NVLink and multi-GPU topology
NVLink 4 (H100) gives 900 GB/s bidirectional between GPUs on the same NVSwitch fabric (8-GPU DGX H100). PCIe 5 gen between nodes is 128 GB/s — roughly 7× slower. This bandwidth gap is why tensor parallelism (TP) is restricted to within-node (where NVLink connects) and pipeline parallelism (PP) spans nodes (where PCIe or InfiniBand connects). The cost of an all-reduce in TP scales with model width × TP degree × 2 / NVLink bandwidth. At Llama 3 70B with TP=8 across NVLink, that is tolerable. Across InfiniBand at 400 Gb/s, it is not — bubble the pipeline instead.
For DealLens serving Llama 3.1 70B, a two-GPU NVLink pair with TP=2 halves per-GPU memory pressure from ~140 GB to ~70 GB while keeping all-reduce latency under 1 ms. For the JHU humanoid, the relevant node is a Jetson AGX Orin (275 TOPS INT8, 64 GB unified memory, 204 GB/s bandwidth) — a radically different roofline from H100, where nearly every inference operation is memory-bound and quantization is not optional.

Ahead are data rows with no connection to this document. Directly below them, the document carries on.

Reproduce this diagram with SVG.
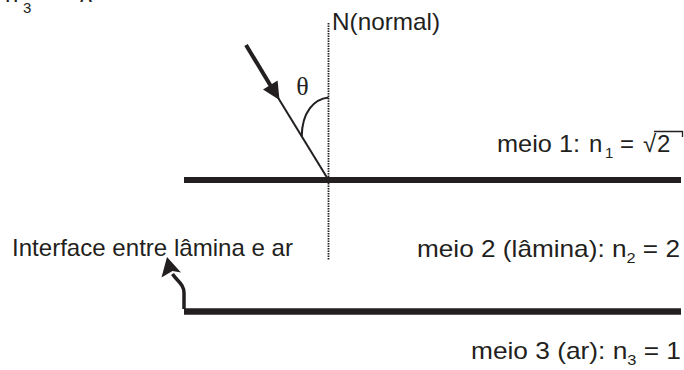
<svg xmlns="http://www.w3.org/2000/svg" width="684" height="370" viewBox="0 0 684 370">
  <style>
    .t { font-family: "Liberation Sans", Arial, sans-serif; font-size: 24px; fill: #231f20; }
    .sub { font-size: 15px; }
    .serif { font-family: "Liberation Serif", "Times New Roman", serif; font-size: 26px; fill: #231f20; }
    .thick { stroke: #231f20; stroke-width: 6; fill: none; }
    .thin { stroke: #231f20; stroke-width: 2; fill: none; }
    .dot { stroke: #231f20; stroke-width: 1.8; stroke-dasharray: 1.4 1.1; fill: none; }
  </style>
  <rect width="684" height="370" fill="#ffffff"/>

  <g id="top-fragment">
    <text class="t" x="5" y="2">n</text>
    <text class="t sub" x="23" y="13">3</text>
    <text class="t" x="80" y="2">λ</text>
  </g>

  <g id="interface-1">
    <line class="thick" x1="184" y1="180" x2="681" y2="180"/>
  </g>
  <g id="interface-2">
    <line class="thick" x1="184" y1="311.5" x2="681" y2="311.5" style="stroke-width:6.5"/>
  </g>

  <g id="normal">
    <line class="dot" x1="328.5" y1="23" x2="328.5" y2="260"/>
    <text class="t" x="332" y="30" textLength="108" lengthAdjust="spacingAndGlyphs">N(normal)</text>
  </g>

  <g id="angle">
    <path class="thin" d="M328.5,97.5 C314,99 302,112 301.7,136.5"/>
    <text class="serif" x="302.5" y="95" text-anchor="middle">θ</text>
  </g>

  <g id="medium-1">
    <text class="t" x="497" y="152" textLength="83" lengthAdjust="spacingAndGlyphs">meio 1:</text>
    <text class="t" x="589" y="152">n</text>
    <text class="t sub" x="605" y="158">1</text>
    <text class="t" x="620" y="152">=</text>
    <text class="t" x="643" y="152">√</text>
    <text class="t" x="657" y="152">2</text>
    <path d="M654,131.5 H682.5 V137" stroke="#231f20" stroke-width="1.3" fill="none"/>
  </g>

  <g id="medium-2">
    <text class="t" x="417" y="257" textLength="263" lengthAdjust="spacingAndGlyphs">meio 2 (lâmina): n<tspan class="sub" dy="6">2</tspan><tspan dy="-6"> = 2</tspan></text>
  </g>

  <g id="medium-3">
    <text class="t" x="471" y="359" textLength="210" lengthAdjust="spacingAndGlyphs">meio 3 (ar): n<tspan class="sub" dy="6">3</tspan><tspan dy="-6"> = 1</tspan></text>
  </g>

  <g id="label-interface">
    <text class="t" x="12" y="256" textLength="281" lengthAdjust="spacingAndGlyphs">Interface entre lâmina e ar</text>
  </g>

  <g id="connectors">
    <g id="incident-ray">
      <line x1="246" y1="45" x2="272" y2="88" stroke="#231f20" stroke-width="4"/>
      <polygon points="279.5,100 277.6,80.6 263,89.6" fill="#231f20"/>
      <line class="thin" x1="277" y1="96" x2="328.5" y2="180"/>
    </g>
    <g id="interface-pointer">
      <path d="M184,309 L184,293 C184,284 177,281 172.5,274" stroke="#231f20" stroke-width="3.5" fill="none"/>
      <polygon points="167,257 181,272.5 172.5,271 161.5,277.5" fill="#231f20"/>
    </g>
  </g>
</svg>
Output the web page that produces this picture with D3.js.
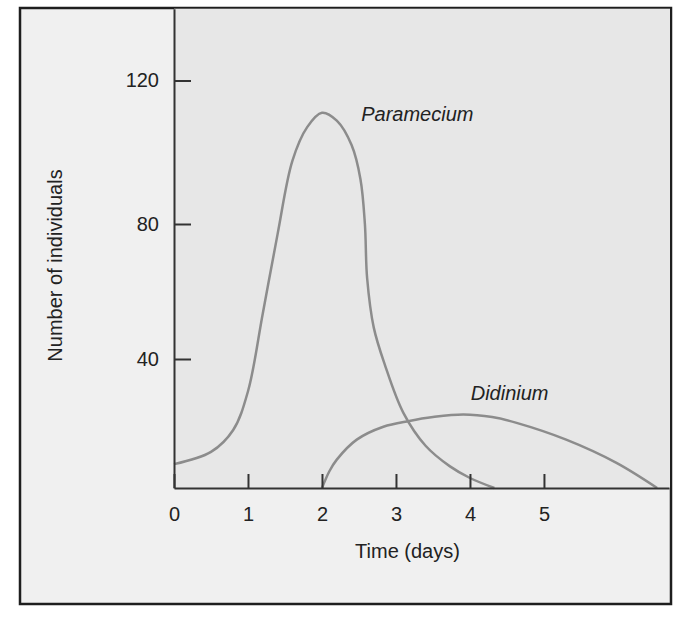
<!DOCTYPE html>
<html>
<head>
<meta charset="utf-8">
<script src="https://cdn.jsdelivr.net/npm/d3@7"></script>
<style>
  body { margin: 0; background: #fff; }
  text { font-family: "Liberation Sans", Arial, sans-serif; fill: #222; }
</style>
</head>
<body>
<svg id="chart"></svg>
<script>
// values
const parameciumDays  = [0, 0.5, 0.8, 1.0, 1.2, 1.4, 1.6, 1.8, 2.0, 2.2, 2.4, 2.52, 2.58, 2.61, 2.7, 2.85, 3.1, 3.4, 3.73, 4.0, 4.33];
const parameciumCount = [7.4, 11.2, 18, 30, 53.5, 77, 97.6, 107, 111, 108.8, 102, 92.5, 80, 64, 49.3, 38.2, 23.3, 13.1, 6.7, 3.1, 0];
const didiniumDays  = [2.0, 2.1, 2.2, 2.47, 2.83, 3.18, 3.5, 3.91, 4.3, 4.63, 5.3, 5.98, 6.53];
const didiniumCount = [0, 5.2, 8.8, 15, 19.0, 20.8, 22.0, 22.8, 22, 20.2, 15, 7.8, 0];
const xTicks = [0, 1, 2, 3, 4, 5];
const yTicks = [40, 80, 120];

const width = 682;
const height = 622;

const svg = d3.select('#chart')
  .attr('width', width)
  .attr('height', height);

// the printed axis is not quite evenly spaced, so map through the tick positions
const x = d3.scaleLinear().domain([0, 6.69]).range([174, 669]);
const y = d3.scaleLinear().domain([0, 40, 80, 120, 140]).range([488, 359, 224, 80.5, 8.7]);

// outer panel
svg.append('rect')
  .attr('x', 20).attr('y', 8)
  .attr('width', 651).attr('height', 596)
  .attr('fill', '#f0f0f0')
  .attr('stroke', '#1e1e1e')
  .attr('stroke-width', 2.5);

// plot area
svg.append('rect')
  .attr('x', x(0)).attr('y', y(140))
  .attr('width', x(6.69) - x(0) + 1)
  .attr('height', y(0) - y(140))
  .attr('fill', '#e7e7e7');

const line = d3.line()
  .x(d => x(d[0]))
  .y(d => y(d[1]))
  .curve(d3.curveCatmullRom.alpha(0.5));

const series = [
  d3.zip(parameciumDays, parameciumCount),
  d3.zip(didiniumDays, didiniumCount)
];

svg.selectAll('path.curve')
  .data(series)
  .enter()
  .append('path')
  .attr('class', 'curve')
  .attr('d', line)
  .attr('fill', 'none')
  .attr('stroke', '#8c8c8c')
  .attr('stroke-width', 2.5);

// axes
const yAxis = svg.append('g')
  .attr('transform', `translate(${x(0)},0)`)
  .call(d3.axisLeft(y).tickValues(yTicks).tickSizeInner(-17).tickSizeOuter(0).tickPadding(15));

const xAxis = svg.append('g')
  .attr('transform', `translate(0,${y(0)})`)
  .call(d3.axisBottom(x).tickValues(xTicks).tickSizeInner(-14).tickSizeOuter(0).tickPadding(19).tickFormat(d3.format('d')));

[xAxis, yAxis].forEach(g => {
  g.attr('font-family', null).attr('font-size', null);
  g.select('.domain').attr('stroke', '#333').attr('stroke-width', 2);
  g.selectAll('.tick line').attr('stroke', '#333').attr('stroke-width', 2);
  g.selectAll('.tick text')
    .attr('font-size', 20)
    .attr('fill', '#222');
});

// axis titles
svg.append('text')
  .attr('x', 407.5).attr('y', 558)
  .attr('text-anchor', 'middle')
  .attr('font-size', 20)
  .text('Time (days)');

svg.append('text')
  .attr('transform', 'translate(62,265.5) rotate(-90)')
  .attr('text-anchor', 'middle')
  .attr('font-size', 20)
  .text('Number of individuals');

// series labels
svg.append('text')
  .attr('x', x(2.53)).attr('y', y(108.7))
  .attr('font-size', 20)
  .attr('font-style', 'italic')
  .text('Paramecium');

svg.append('text')
  .attr('x', x(4.01)).attr('y', y(27.2))
  .attr('font-size', 20)
  .attr('font-style', 'italic')
  .text('Didinium');
</script>
</body>
</html>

Cost arithmetic for deployment
Back-of-envelope cost models are the difference between an engineering decision and a guess. H100 on-demand on major clouds runs roughly $2–3/GPU/hour in 2026. Serving Llama 3.1 8B with continuous batching at batch size 64 achieves roughly 3,000 output tokens per second on one H100, or about $0.0003 per 1K tokens at $2/hr. At batch size 1 (decode-bound) that drops to ~200 tokens/second — $0.0028 per 1K, 9× worse. Batching is the most important optimization for cost, not quantization.
For the JHU humanoid running GR00T N1.5 on a Jetson AGX Orin: the System 1 DiT must execute at 50 Hz (20 ms budget). At INT8, the DiT forward pass takes roughly 8–12 ms on Orin, leaving 8–12 ms for the rest of the control loop. FP16 is too slow. FP4 is not yet supported on Orin. INT8 quantization with TensorRT is the only path — this is a hard engineering constraint, not a preference.
The B200's FP4 Tensor Cores raise peak compute to ~4.5 PFLOPS but do not help serving throughput unless your bottleneck is compute-bound. For memory-bound decode at small batch sizes, the HBM3e bandwidth increase (from 3.35 to 8 TB/s) is worth more than all the FP4 compute.